Quarterback Tanner Mordecai and running back T.J. Pledger — two members of Oklahoma’s 2018 recruiting class — announced decisions last week to transfer to different schools.
Both had opportunities to compete for playing time, but were beat out at their respective positions. Mordecai has already decided to move on to SMU, while Pledger is still looking for a new home.
Lincoln Riley said there’s no bad blood between the players and the program. The OU coach has plenty of respect for the duo for being committed to working hard during their time in Norman.
With the expected passage of a one-time transfer rule allowing first-time transfers immediate eligibility at a new school, combined with no student-athletes losing class status this season, the Sooners’ roster will be interesting next season.
Riley has kept that in mind while putting together the 2021 recruiting class and beyond.
“You’re going to always have some guys move on. That’s just the nature of this. That part’s not different, but it’s certainly on the forefront of more people’s minds,” said Riley, who has signed 17 players so far in the 2021 class. “And I think you really go back, you’ve got to make sure the kind of guys that you are recruiting are the guys that want to stand in there and push through and understand that it may not be perfect for them every single time or right away. But if they hang in there, then they give themselves great opportunities.”
Riley pointed to defensive lineman Isaiah Thomas, who played himself into an AP All-Big 12 first-team selection, and offensive lineman Erik Swenson, who has started 18 of his past 20 games after getting limited time in his first two seasons.
The coach also mentioned Jeremiah Hall, who was named to the coaches All-Big 12 first-team at fullback. Hall got limited touches in his first two seasons but has exploded into a playmaker in his past two years.
“There are guys all over this team that maybe right when they got here didn’t have a huge role or didn’t just break out and have star campaigns, but they’ve hung in there and they’ve pushed through. And that’s all, at the end of the day, that’s you can ask for a kid,” Riley said.
Riley also mentioned quarterback Trevor Knight, the hero of the Sooners’ Sugar Bowl win over Alabama. In 2015, Baker Mayfield beat out the former starter at quarterback.
“His last year when he wasn’t playing, he was a great teammate and just did a phenomenal job. And you understood, hey, this guy’s put in his time here and he’s hung in there and gave it a great shot. And there’s going to be a better opportunity for him elsewhere,” Riley said of Knight, who would later transfer to Texas A&M.
“I felt similar about Tanner Mordecai and his decision. Felt very similar about T.J. Pledger and his decision. I mean, those are guys you appreciate because those guys hung in here. They really gave it a chance. It wasn’t like one thing didn’t go their way and they bailed out. Those guys overcame a lot and were key contributors to this team and this program.
“So those guys don’t leave with any bad blood. Totally the opposite. A total amount of respect, a huge amount of respect and appreciation for them and understand their need to find a better opportunity and a thousand percent support.”
Riley said the coaches have a responsibility to players as the transfer portal begins to impact recruiting cycles and future rosters.

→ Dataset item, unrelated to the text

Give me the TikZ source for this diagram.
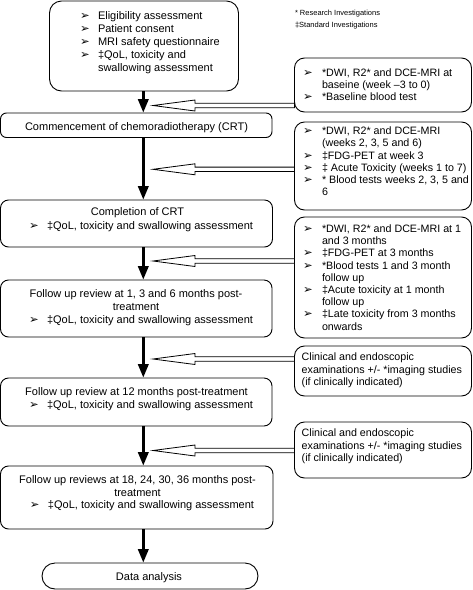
\documentclass[tikz,border=0pt]{standalone}
\usepackage{fontspec}
\setmainfont{Liberation Sans}
\newfontfamily\bulfont{DejaVu Sans}
\usetikzlibrary{arrows.meta,calc}
\newcommand{\bl}{\makebox[18pt][l]{\bulfont\fontsize{11.5}{11.5}\selectfont ➢}}
\newcommand{\br}{\makebox[19pt][l]{\bulfont\fontsize{11.5}{11.5}\selectfont ➢}}
\newcommand{\indl}{\hspace*{18pt}}
\newcommand{\indr}{\hspace*{19pt}}
\tikzset{
  box/.style={draw, line width=0.9pt, rounded corners=#1, fill=white, inner sep=0pt, outer sep=0pt},
  box/.default=10pt,
  txt/.style={inner sep=0pt, outer sep=0pt, font=\fontsize{11}{13}\selectfont},
  rtxt/.style={inner sep=0pt, outer sep=0pt, font=\fontsize{10.7}{12.2}\selectfont},
  legend/.style={inner sep=0pt, outer sep=0pt, font=\fontsize{7.5}{9}\selectfont},
  flow/.style={line width=3.5pt, -{Triangle[length=14pt,width=10pt]}},
  hollow/.style={draw, line width=0.8pt, fill=white, line join=miter}
}
\begin{document}
\begin{tikzpicture}[x=1pt,y=-1pt]
\useasboundingbox (0,0) rectangle (473,590);
\coordinate (ax) at (143.3,0);

% ---- left column boxes ----
\node[box=12pt, minimum width=189pt, minimum height=90pt] (top) at (144,46) {};
\node[box=6pt, minimum width=271.5pt, minimum height=24.5pt] (crt) at (136.25,125.25) {};
\node[box=8pt, minimum width=272pt, minimum height=47pt] (comp) at (136.5,223.5) {};
\node[box=8pt, minimum width=271.5pt, minimum height=57pt] (fa) at (136.25,308.5) {};
\node[box=8pt, minimum width=271.5pt, minimum height=48pt] (fb) at (136.25,402) {};
\node[box=8pt, minimum width=272.5pt, minimum height=63pt] (fc) at (136.75,497.5) {};
\node[box=13pt, minimum width=216pt, minimum height=26pt] (data) at (150,576) {};

% ---- right column boxes ----
\node[box=10pt, minimum width=177pt, minimum height=54pt] (ra) at (383,85) {};
\node[box=10pt, minimum width=177pt, minimum height=88pt] (rb) at (383,166) {};
\node[box=10pt, minimum width=177pt, minimum height=121pt] (rc) at (383,277.5) {};
\node[box=10pt, minimum width=177pt, minimum height=50pt] (rd) at (383,371) {};
\node[box=10pt, minimum width=177pt, minimum height=56pt] (re) at (383,450) {};

% ---- texts left ----
\node[txt, anchor=base west] (ttop) at (80,19) {\begin{tabular}[t]{@{}l@{}}
\bl Eligibility assessment\\
\bl Patient consent\\
\bl MRI safety questionnaire\\
\bl ‡QoL, toxicity and\\
\indl swallowing assessment
\end{tabular}};
\node[txt, anchor=base] (tcrt) at (136.5,130) {Commencement of chemoradiotherapy (CRT)};
\node[txt, anchor=base] (tcomp) at (137.5,215) {Completion of CRT};
\node[txt, anchor=base west] (tcompb) at (29,229) {\bl ‡QoL, toxicity and swallowing assessment};
\node[txt, anchor=base] (tfa) at (136,297.8) {\begin{tabular}[t]{@{}c@{}}
Follow up review at 1, 3 and 6 months post-\\ treatment\end{tabular}};
\node[txt, anchor=base west] (tfab) at (29,323.5) {\bl ‡QoL, toxicity and swallowing assessment};
\node[txt, anchor=base] (tfb) at (136.5,395.2) {Follow up review at 12 months post-treatment};
\node[txt, anchor=base west] (tfbb) at (29,408.5) {\bl ‡QoL, toxicity and swallowing assessment};
\node[txt, anchor=base] (tfc) at (137.5,483.5) {\begin{tabular}[t]{@{}c@{}}
Follow up reviews at 18, 24, 30, 36 months post-\\ treatment\end{tabular}};
\node[txt, anchor=base west] (tfcb) at (30,508.5) {\bl ‡QoL, toxicity and swallowing assessment};
\node[txt, anchor=base] (tdata) at (149,580) {Data analysis};

% ---- texts right ----
\node[legend, anchor=base west] (lg1) at (295,15.2) {* Research Investigations};
\node[legend, anchor=base west] (lg2) at (295,27.5) {‡Standard Investigations};
\node[rtxt, anchor=base west] (tra) at (303,76.2) {\begin{tabular}[t]{@{}l@{}}
\br *DWI, R2* and DCE-MRI at\\
\indr baseine (week –3 to 0)\\
\br *Baseline blood test
\end{tabular}};
\node[rtxt, anchor=base west] (trb) at (303,134.7) {\begin{tabular}[t]{@{}l@{}}
\br *DWI, R2* and DCE-MRI\\
\indr (weeks 2, 3, 5 and 6)\\
\br ‡FDG-PET at week 3\\
\br ‡ Acute Toxicity (weeks 1 to 7)\\
\br * Blood tests weeks 2, 3, 5 and\\
\indr 6
\end{tabular}};
\node[rtxt, anchor=base west] (trc) at (303,232.5) {\begin{tabular}[t]{@{}l@{}}
\br *DWI, R2* and DCE-MRI at 1\\
\indr and 3 months\\
\br ‡FDG-PET at 3 months\\
\br *Blood tests 1 and 3 month\\
\indr follow up\\
\br ‡Acute toxicity at 1 month\\
\indr follow up\\
\br ‡Late toxicity from 3 months\\
\indr onwards
\end{tabular}};
\node[rtxt, anchor=base west] (trd) at (301.7,360.8) {\begin{tabular}[t]{@{}l@{}}
Clinical and endoscopic\\
examinations +/- *imaging studies\\
(if clinically indicated)
\end{tabular}};
\node[rtxt, anchor=base west] (tre) at (301.7,436.8) {\begin{tabular}[t]{@{}l@{}}
Clinical and endoscopic\\
examinations +/- *imaging studies\\
(if clinically indicated)
\end{tabular}};

% ---- main flow arrows ----
\draw[flow] (top.south -| ax) -- (crt.north -| ax);
\draw[flow] (crt.south -| ax) -- (comp.north -| ax);
\draw[flow] (comp.south -| ax) -- (fa.north -| ax);
\draw[flow] (fa.south -| ax) -- (fb.north -| ax);
\draw[flow] (fb.south -| ax) -- (fc.north -| ax);
\draw[flow] (fc.south -| ax) -- (data.north -| ax);

% ---- hollow arrows ----
\coordinate (t1) at (153,105.5);
\coordinate (t2) at (153,169.3);
\coordinate (t3) at (153,261);
\coordinate (t4) at (153,359);
\coordinate (t5) at (153,450.5);
\foreach \t/\b in {t1/ra,t2/rb,t3/rc,t4/rd,t5/re}{
  \path[hollow] (\t) -- ($(\t)+(42,-5.5)$) -- ($(\t)+(42,-2.2)$) coordinate (u)
     -- (u -| \b.west) -- ($(u -| \b.west)+(0,4.4)$)
     -- ($(\t)+(42,2.2)$) -- ($(\t)+(42,5.5)$) -- cycle;
}
\end{tikzpicture}
\end{document}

“There is a way to do that as opposed to just bailing out. And I think that’s been everybody’s concern of just, we’ve got to be careful with this whole thing,” Riley said. “We’ve got to really watch how it unfolds because these guys are still young men and we’re still tasked with a lot more than winning football games.
“These guys still need developing, these guys still need maturing. And if we’re not doing that part as coaches in these college football programs, then we are absolutely failing. And so I just hope we all keep that in mind … as these rules change, as college football changes.
“We’ve got to be careful getting too far away from that and not being able to put our guys in situations to learn and to persevere and to push through because that’s what the real world is going to be like when they get in it.”